In my opinion, Torvald is a man who has immense pride of himself and his superior knowledge. Throughout the play he keeps asserting that he knows better, and that all Nora should do is engage in frivolous activities such as dancing and singing. Even at the end of the play he believes that his forgiveness will restore everything to the way it was, and that his forgiveness is such a rare, shining golden object that Nora is having a hard time believing she has earned it. His sense of superiority is inflated when he starts to believe that he must teach Nora and act as her guide. He loves the idea that she relies on him, and even when she practices her Tarantella dance, he acts as her teacher and says that she has much to learn and needs a lot of practice. After the truth is revealed and he realizes that he is saved, he once again turns to Nora in order to instruct and teach her. Only you had not sufficient knowledge to judge of the means you used. But do you suppose you are any the less dear to me, because you don't understand how to act on your own responsibility? No, no; only lean on me; I will advise you and direct you.” He feels he must guide his helpless wife through the perils of the world. It's almost as if Torvald has cast himself as the hero in his own melodramatic play. However, his selfish and self-centered dialogues make him less than a hero. He is a narrow-minded person who refuses to accept that a woman, his wife Nora, could be anything more than a beautiful doll to embellish his home.
Conclusion:
All in all, the play 'A Doll's House' by Ibsen is realist in the sense that it explores and presents the characters according to the way people of the society in those days acted or thought.
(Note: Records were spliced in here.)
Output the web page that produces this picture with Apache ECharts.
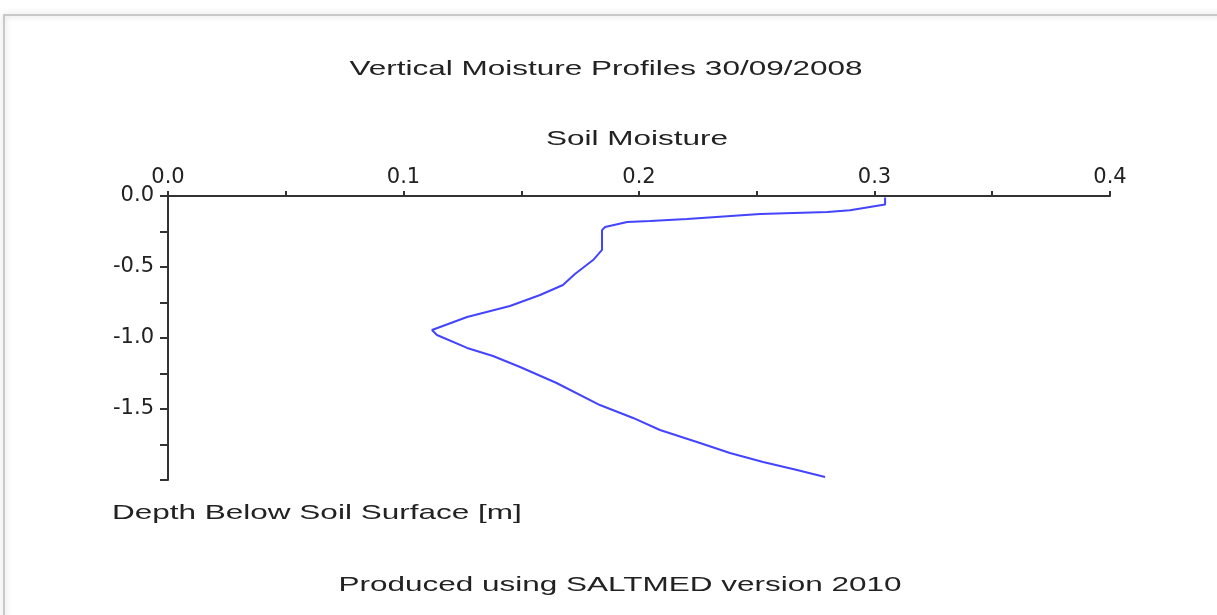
<!DOCTYPE html>
<html>
<head>
<meta charset="utf-8">
<script src="https://cdn.jsdelivr.net/npm/echarts@6/dist/echarts.min.js"></script>
<style>
  html, body { margin: 0; padding: 0; background: #fff; }
  #mChart { width: 1217px; height: 615px; }
</style>
</head>
<body>
<div id="mChart"></div>
<script>
// soil moisture (x) against depth (y)
var moisture = [0.3045, 0.3045, 0.2896, 0.280, 0.2514, 0.2204, 0.2047, 0.195, 0.1856, 0.1843,
  0.1843, 0.1805, 0.1728, 0.1677, 0.158, 0.1452, 0.127, 0.1121, 0.1142, 0.127,
  0.138, 0.1495, 0.165, 0.1834, 0.1975, 0.2089, 0.2259, 0.2386, 0.2527, 0.2671, 0.279];
var depth = [-0.01, -0.06, -0.10, -0.113, -0.127, -0.162, -0.176, -0.183, -0.218, -0.24,
  -0.38, -0.451, -0.549, -0.627, -0.697, -0.775, -0.852, -0.944, -0.979, -1.07,
  -1.127, -1.204, -1.317, -1.472, -1.563, -1.648, -1.739, -1.81, -1.873, -1.93, -1.979];
var xTicks = { min: 0, max: 0.4, step: 0.05 };
var yTicks = { min: -2, max: 0, step: 0.25 };

var titleText = 'Vertical Moisture Profiles 30/09/2008';
var xName = 'Soil Moisture';
var yName = 'Depth Below Soil Surface [m]';
var footer = 'Produced using SALTMED version 2010';

var points = moisture.map(function (m, i) { return [m, depth[i]]; });

function isHalf(v, s) {
  var k = v / s;
  return Math.abs(k - Math.round(k)) < 1e-6;
}

var axisCol = '#333';
var labelFont = { color: '#222', fontFamily: 'DejaVu Sans', fontSize: 21 };
var txt = function (t, x, y, align) {
  return {
    type: 'text', x: x, y: y, scaleX: 1.5,
    style: { text: t, textAlign: align, textVerticalAlign: 'middle',
      font: '21px "Liberation Sans"', fill: '#222' }
  };
};

var myChart = echarts.init(document.getElementById('mChart'));
myChart.setOption({
  backgroundColor: '#fff',
  animation: false,
  grid: { left: 168, right: 107, top: 196, bottom: 135 },
  graphic: [
    { type: 'rect', shape: { x: 4, y: 15, width: 1300, height: 700 },
      style: { fill: 'none', stroke: '#bbb', lineWidth: 1.5, shadowBlur: 6, shadowColor: 'rgba(0,0,0,0.25)' } },
    txt(titleText, 606, 69, 'center'),
    txt(xName, 637, 139, 'center'),
    txt(yName, 112, 513, 'left'),
    txt(footer, 620, 585, 'center')
  ],
  xAxis: {
    type: 'value', position: 'top',
    min: xTicks.min, max: xTicks.max, interval: xTicks.step,
    axisLine: { show: true, lineStyle: { color: axisCol, width: 2 } },
    axisTick: { show: true, length: 5, lineStyle: { color: axisCol, width: 2 } },
    axisLabel: Object.assign({ margin: 8, formatter: function (v) {
      return isHalf(v, 0.1) ? v.toFixed(1) : '';
    } }, labelFont),
    splitLine: { show: false }
  },
  yAxis: {
    type: 'value', position: 'left',
    min: yTicks.min, max: yTicks.max, interval: yTicks.step,
    axisLine: { show: true, lineStyle: { color: axisCol, width: 2 } },
    axisTick: { show: true, length: 8, lineStyle: { color: axisCol, width: 2 } },
    axisLabel: Object.assign({ margin: 14, formatter: function (v) {
      return (isHalf(v, 0.5) && v > -1.99) ? v.toFixed(1) : '';
    } }, labelFont),
    splitLine: { show: false }
  },
  series: [{
    type: 'line',
    data: points,
    showSymbol: false,
    lineStyle: { color: '#4444ff', width: 2 }
  }]
});
</script>
</body>
</html>
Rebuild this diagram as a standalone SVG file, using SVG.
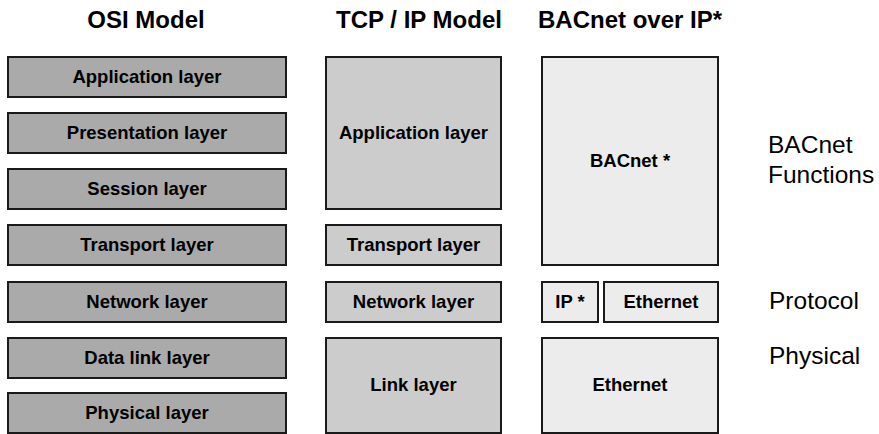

Ibsen's characters are unique and distinct from those in the plays written previously and urge the reader to think and ponder upon the issues that surround the society and familial ties.
References:
  1. Johnston, B. (2004) "Ibsen's Selected Plays"; A Norton Critical Edition, W.W. Norton & Company, New York, U.S.A. pp. 471-476.
  2. Krasner, D. (2012); A Hisory of Modern Drama Vol.1; Wiley-Blackwell, West Sussex, U.K.